What do you remember from the premiere?
The premiere was really a memorable moment. It was in Cologne, in the theater Rex am Ring. All the actors were there, Lilli Palmer and Karl Michael Vogler, as well as my family. When we got there, we heard that the event was sold out, which was good news. But then no one showed up! Coming from Munich, I didn’t realize that in November people in Cologne celebrated Carnival. So no one came. It was deeply disappointing and painful.
What happened with the film afterwards?
We celebrated Carnival with the people afterwards. There was a big bar right by the cinema. It was full and people were dancing and singing. The evening combined two different atmospheres, our depressing film premiere and this great celebration in the dance clubs.
So the premiere had bad timing. We were very depressed at first. Everyone thought that this film was a big waste of time. That changed with the next premiere in Munich, in March 1968. There was a completely different atmosphere. We had great press and the film suddenly took off and was celebrated. We went to different festivals, and everything was great.
Nowadays, financing a project is always a big issue for first-time filmmakers. Was that the case for you at the time?
I can say this now because my wife is not here in the room listening… We took a mortgage on our house. And I’m not the only one – I know a few people who financed their first film that way. The great thing is that the film recouped all it costs – which wasn’t what we expected after the premiere.
There was a grant available for first films at the time, but the jury found my project too literary. They didn’t want to support it, saying it was disconnected from current society, so that’s why I didn’t get that funding.
What did you find interesting about the Strindberg play for your film?
Why was I fascinated by that play? Even though it is not staged very often, it is excellent because it explores the deep affection behind this struggle between men and women. I found it was a great play – and I still do.
What are your recommendations for young filmmakers today?
They should learn as much as possible about cinema, and that means they should watch films. They should ask: What’s different about that film compared to the last one they watched?
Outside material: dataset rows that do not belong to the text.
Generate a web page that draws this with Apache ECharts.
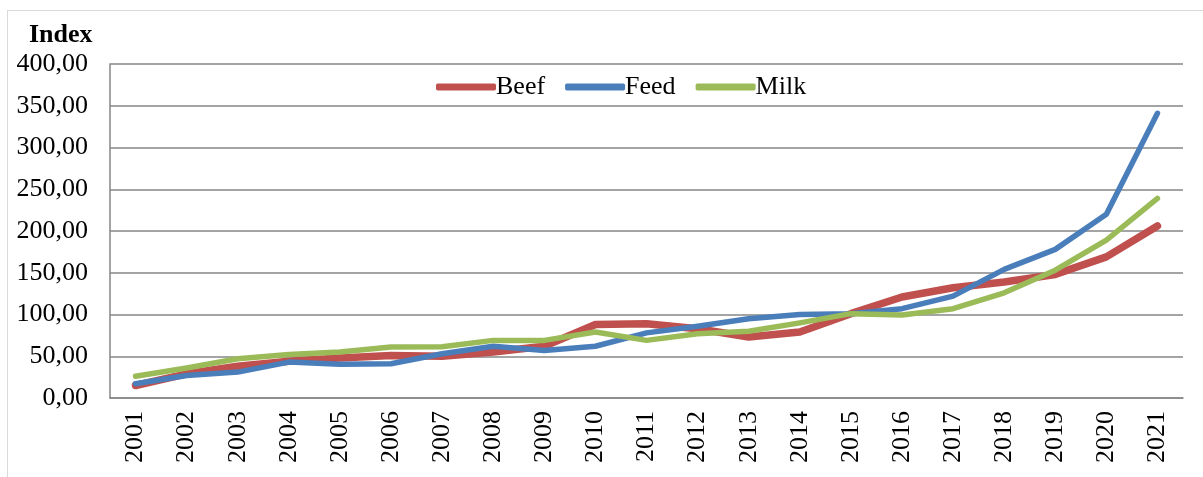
<!DOCTYPE html>
<html>
<head>
    <meta charset="utf-8">
    <title>Index</title>
    <script src="https://cdn.jsdelivr.net/npm/echarts@6/dist/echarts.min.js"></script>
    <style>
        body { margin: 0; background: #fff; }
        #frame { position: absolute; left: 7px; top: 10px; width: 1200px; height: 470px; border: 1px solid #d9d9d9; box-sizing: border-box; }
        #main { position: absolute; left: 0; top: 0; width: 1203px; height: 477px; }
    </style>
</head>
<body>
<div id="frame"></div>
<div id="main"></div>
<script type="text/javascript">
    // years and index values
    var years = ['2001','2002','2003','2004','2005','2006','2007','2008','2009','2010','2011',
                 '2012','2013','2014','2015','2016','2017','2018','2019','2020','2021'];
    var beef = [15, 29, 38, 44, 48, 51, 50, 55, 62, 88, 89, 83, 73, 79, 101, 121, 132, 139, 148, 169, 206];
    var feed = [17, 27, 31, 43, 40.5, 41, 53, 62, 57, 62, 78, 86, 95, 100, 101, 107, 122, 154, 178, 220, 341];
    var milk = [26, 36, 47, 52, 55, 61, 61.5, 69, 69, 79, 69, 77, 80, 90, 101, 99.5, 107, 126, 153, 189, 239];

    var font = '"Liberation Serif", "Times New Roman", serif';
    var myChart = echarts.init(document.getElementById('main'));

    var option = {
        backgroundColor: 'transparent',
        animation: false,
        title: {
            text: 'Index',
            left: 24,
            top: 17,
            textStyle: { fontFamily: font, fontSize: 26, fontWeight: 'bold', color: '#000' }
        },
        legend: {
            data: ['Beef', 'Feed', 'Milk'],
            left: 431,
            top: 69,
            icon: 'roundRect',
            itemWidth: 60,
            itemHeight: 7,
            itemGap: 20,
            textStyle: { fontFamily: font, fontSize: 26, color: '#000', padding: [0, 0, 0, -5] }
        },
        grid: {
            left: 110,
            right: 20,
            top: 64,
            bottom: 79,
            containLabel: false
        },
        xAxis: {
            type: 'category',
            data: years,
            boundaryGap: true,
            axisLine: { lineStyle: { color: '#868686', width: 1.5 } },
            axisTick: { show: false },
            axisLabel: {
                rotate: 90,
                margin: 13,
                fontFamily: font,
                fontSize: 26,
                color: '#000'
            }
        },
        yAxis: {
            type: 'value',
            min: 0,
            max: 400,
            interval: 50,
            axisLine: { show: true, lineStyle: { color: '#868686', width: 1.5 } },
            axisTick: { show: false },
            splitLine: { lineStyle: { color: '#868686', width: 1.5 } },
            axisLabel: {
                margin: 22,
                fontFamily: font,
                fontSize: 26,
                color: '#000',
                formatter: function (v) { return v.toFixed(2).replace('.', ','); }
            }
        },
        series: [
            {
                name: 'Beef',
                type: 'line',
                data: beef,
                symbol: 'none',
                color: '#C0504D',
                lineStyle: { width: 7.5, cap: 'round', join: 'round' }
            },
            {
                name: 'Feed',
                type: 'line',
                data: feed,
                symbol: 'none',
                color: '#4A7EBB',
                lineStyle: { width: 5.5, cap: 'round', join: 'round' }
            },
            {
                name: 'Milk',
                type: 'line',
                data: milk,
                symbol: 'none',
                color: '#9BBB59',
                lineStyle: { width: 5.5, cap: 'round', join: 'round' }
            }
        ]
    };

    myChart.setOption(option);
</script>
</body>
</html>
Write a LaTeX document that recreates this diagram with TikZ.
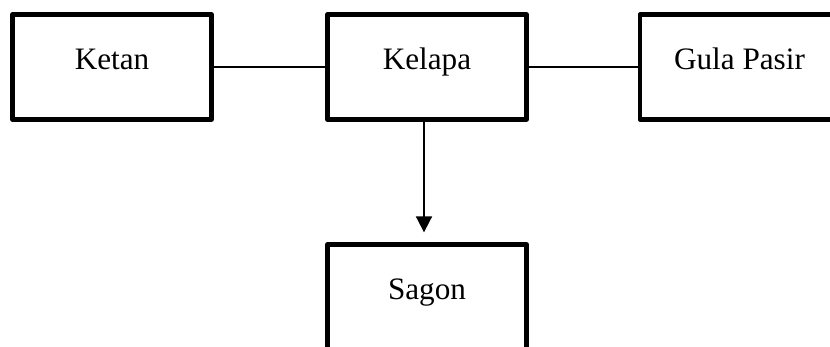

What’s particular about the filmmaker’s signature? It can’t be identified at first; you have to have seen 100 films to recognize that each one is directed by someone in particular, and that the camera is done by someone in particular. And you can further analyze how they both work together by watching more films.
You also worked for television, even though you started out as a film director…
Cinema was way at the bottom when I started out in the mid-1960s. There weren’t many possibilities to finance a film that was not directly commercial. Some financing was based on weird tax models. I was advised by some to direct a film that no one would see, that would be screened 18 times and then disappear. The people who applied these tax models landed in jail; there actually were some films that “never existed.”
The interesting films at the time were mostly from abroad, such as those from the French Nouvelle Vague. My film, “The Dance of Death,” is set in 1900, but had a very modern approach, visually and through the acting. It was unusual though to have a film that wasn’t set in the present.
The film establishment fought against my generation of filmmakers, which included Alexander Kluge and all the others that were about 30 years old at the time. The establishment saw that we wanted to do something different, and they thought that would be the end for them. And they were right.
We were young and wanted to recreate the world. We had a good reason to want this: The Third Reich wasn’t even mentioned in history lessons when we were in school. That only came later.